I have a technical question regarding the Shack-Hartmann sensor in deformable mirrors. What algorithm is used to take the Shack-Hartmann measurements of local tilt and turn them into a full phase estimate that can be passed to the deformable mirror?

(Source: Wikipedia1)

I see that the the sensor itself can generate an estimate of the derivative of the wavefront $w(x,y)$ by observing the offset of the centroid of the guidestar. If the delta in from center of the guidestar is $\delta_x$ and $\delta_y$ then the derivative of the wavefront in that region is proportional $\delta$:

$\frac{dw}{dx} \propto \delta_x$ and $\frac{dw}{dy} \propto \delta_y$

Geary's Introduction to wavefront sensors2 has the following diagram:

with the comment: "To reconstruct the wavefront, the local tilts must be stitched together".

Is it enough to connect them end-to-end, perhaps make them non-negative, and pass them on? The values transmitted are usually Zernike Polynomial modes, so do we we desire to make them positive or zero mean? What algorithm is actually used to take the Shack-Hartmann measurements of local tilt and turn them into a full phase estimate that can be passed to the deformable mirror?

1 By 2pem - Own work, CC BY-SA 3.0, https://commons.wikimedia.org/w/index.php?curid=15279624

2 Geary, Joseph M.. (1995). Introduction to Wavefront Sensors.

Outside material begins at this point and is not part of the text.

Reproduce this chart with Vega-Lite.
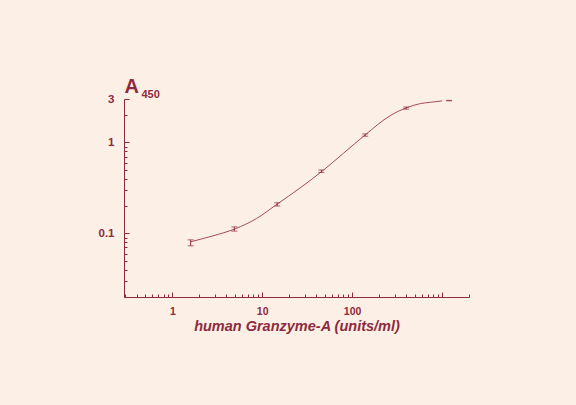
{
  "$schema": "https://vega.github.io/schema/vega-lite/v6.json",
  "width": 345,
  "height": 198,
  "autosize": {"type": "none"},
  "padding": {"left": 124, "top": 99, "right": 107, "bottom": 108},
  "background": "#FCF0E6",
  "config": {
    "view": {"stroke": null},
    "axis": {
      "grid": false,
      "labelFont": "Liberation Sans",
      "titleFont": "Liberation Sans",
      "labelColor": "#8E2A3E",
      "titleColor": "#8E2A3E",
      "tickColor": "#8E2A3E",
      "domainColor": "#8E2A3E",
      "labelFontWeight": "bold"
    }
  },
  "datasets": {
    "curve": [
      {"conc": 1.61, "a450": 0.081},
      {"conc": 2.83, "a450": 0.094},
      {"conc": 4.97, "a450": 0.112},
      {"conc": 8.68, "a450": 0.146},
      {"conc": 14.6, "a450": 0.209},
      {"conc": 26.4, "a450": 0.316},
      {"conc": 46.4, "a450": 0.482},
      {"conc": 80.2, "a450": 0.76},
      {"conc": 140, "a450": 1.21},
      {"conc": 266, "a450": 1.97},
      {"conc": 398, "a450": 2.39},
      {"conc": 574, "a450": 2.67},
      {"conc": 743, "a450": 2.76},
      {"conc": 1009, "a450": 2.86}
    ],
    "points": [
      {"conc": 1.6, "lo": 0.073, "hi": 0.085},
      {"conc": 4.9, "lo": 0.106, "hi": 0.118},
      {"conc": 14.7, "lo": 0.2, "hi": 0.217},
      {"conc": 45.5, "lo": 0.468, "hi": 0.498},
      {"conc": 140, "lo": 1.17, "hi": 1.24},
      {"conc": 400, "lo": 2.32, "hi": 2.45},
      {"conc": 1200, "lo": 2.86, "hi": 2.9}
    ]
  },
  "layer": [
    {
      "data": {"name": "curve"},
      "mark": {"type": "line", "interpolate": "monotone", "color": "#A44A5C", "strokeWidth": 1},
      "encoding": {
        "x": {
          "field": "conc", "type": "quantitative",
          "scale": {"type": "log", "domain": [0.29, 2000], "nice": false},
          "axis": {
            "orient": "bottom",
            "values": [1, 10, 100, 1000],
            "labelExpr": "datum.value == 1000 ? '' : datum.value + ''",
            "tickSize": -5,
            "labelPadding": 14,
            "labelFontSize": 10.5,
            "labelFlush": false,
            "labelOverlap": false,
            "title": "human Granzyme-A (units/ml)",
            "titleFontSize": 14.5,
            "titleFontWeight": "bold",
            "titleFontStyle": "italic",
            "titleX": 172.5,
            "titleY": 33.5,
            "titleAlign": "center",
            "titleBaseline": "alphabetic"
          }
        },
        "y": {
          "field": "a450", "type": "quantitative",
          "scale": {"type": "log", "domain": [0.02, 3], "nice": false},
          "axis": {
            "orient": "left",
            "values": [0.1, 1, 3],
            "labelExpr": "datum.value + ''",
            "tickSize": -5,
            "labelPadding": 15,
            "labelFontSize": 11.5,
            "labelFlush": false,
            "labelOverlap": false,
            "title": "A",
            "titleFontSize": 20,
            "titleFontWeight": "bold",
            "titleAngle": 0,
            "titleX": 0,
            "titleY": -6.5,
            "titleAlign": "left",
            "titleBaseline": "alphabetic"
          }
        }
      }
    },
    {
      "data": {"name": "points"},
      "mark": {"type": "rule", "color": "#8E2A3E", "strokeWidth": 1},
      "encoding": {
        "x": {
          "field": "conc", "type": "quantitative",
          "axis": {
            "orient": "bottom",
            "values": [0.3, 0.4, 0.5, 0.6, 0.7, 0.8, 0.9, 2, 3, 4, 5, 6, 7, 8, 9, 20, 30, 40, 50, 60, 70, 80, 90, 200, 300, 400, 500, 600, 700, 800, 900, 2000],
            "labels": false,
            "domain": false,
            "tickSize": -3,
            "title": null
          }
        },
        "y": {
          "field": "lo", "type": "quantitative",
          "axis": {
            "orient": "left",
            "values": [0.02, 0.03, 0.04, 0.05, 0.06, 0.07, 0.08, 0.09, 0.2, 0.3, 0.4, 0.5, 0.6, 0.7, 0.8, 0.9, 2],
            "labels": false,
            "domain": false,
            "tickSize": -3,
            "title": "450",
            "titleFontSize": 11,
            "titleFontWeight": "bold",
            "titleAngle": 0,
            "titleX": 17,
            "titleY": -2,
            "titleAlign": "left",
            "titleBaseline": "alphabetic"
          }
        },
        "y2": {"field": "hi"}
      }
    },
    {
      "data": {"name": "points"},
      "mark": {"type": "tick", "orient": "horizontal", "size": 6, "thickness": 1, "color": "#8E2A3E"},
      "encoding": {
        "x": {"field": "conc", "type": "quantitative", "axis": null},
        "y": {"field": "lo", "type": "quantitative", "axis": null}
      }
    },
    {
      "data": {"name": "points"},
      "mark": {"type": "tick", "orient": "horizontal", "size": 6, "thickness": 1, "color": "#8E2A3E"},
      "encoding": {
        "x": {"field": "conc", "type": "quantitative", "axis": null},
        "y": {"field": "hi", "type": "quantitative", "axis": null}
      }
    }
  ],
  "resolve": {"axis": {"x": "independent", "y": "independent"}}
}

Say your wavefront is $$w(x,y)$$, based on the diagram above you have sub-aperture local slope movements $$\delta(x,y)$$, and

$$\nabla w = \delta(x,y) / f$$

Since for Shack-Hartmann the spatial resolution is usually low, so people fit wavefront $$w$$ to a Zernike polynomial. Denote the Zernike basis be matrix $$Z$$ and coefficients be $$a$$, then

$$w = Za$$

In principle you solve a least-squares to estimate $$a$$ first

$$a = \arg\min_a \| \nabla Za - \delta/f \|^2 = \left((\nabla Z)^T\nabla Z\right)^{-1} (\nabla Z)^{T}\delta/f$$

Now you got the Zernike coefficients. And you would like to pass it to the deformable mirrors, which as @Carl mentioned contains many actuators. Say the commands to each actuator is a vector $$c$$, there is a command matrix $$C$$ that maps the commands to actual shape on the deformable mirror. In math

$$d = Cc$$

where $$d$$ the shape of the deformable mirror. Also since Shack-Hartmann and deformable mirror are in conjugate, there is another matrix describing this linear relationship, denoted as $$M$$. And

$$w = M d$$

One way to interpret matrix $$M$$ is, say your Zernike-fitted wavefront (i.e. $$w = Za$$) covers a square Shack-Hartmann sensor size of $$\sqrt{n} \times \sqrt{n}$$ $$\text{mm}^2$$. Your deformable mirror, at the conjugate plane, covers another square area of $$\sqrt{m} \times \sqrt{m}$$ $$\text{mm}^2$$. Assuming same sampling rate (e.g. 1 discretized pixel per $$\text{mm}^2$$), then:

$$w \in \mathbb{R}^n \quad d \in \mathbb{R}^m \quad \text{and} \quad M \in \mathbb{R}^{n \times m}$$

Of course the actual number of $$n$$ and $$m$$ depends on your manual specification on the resolution.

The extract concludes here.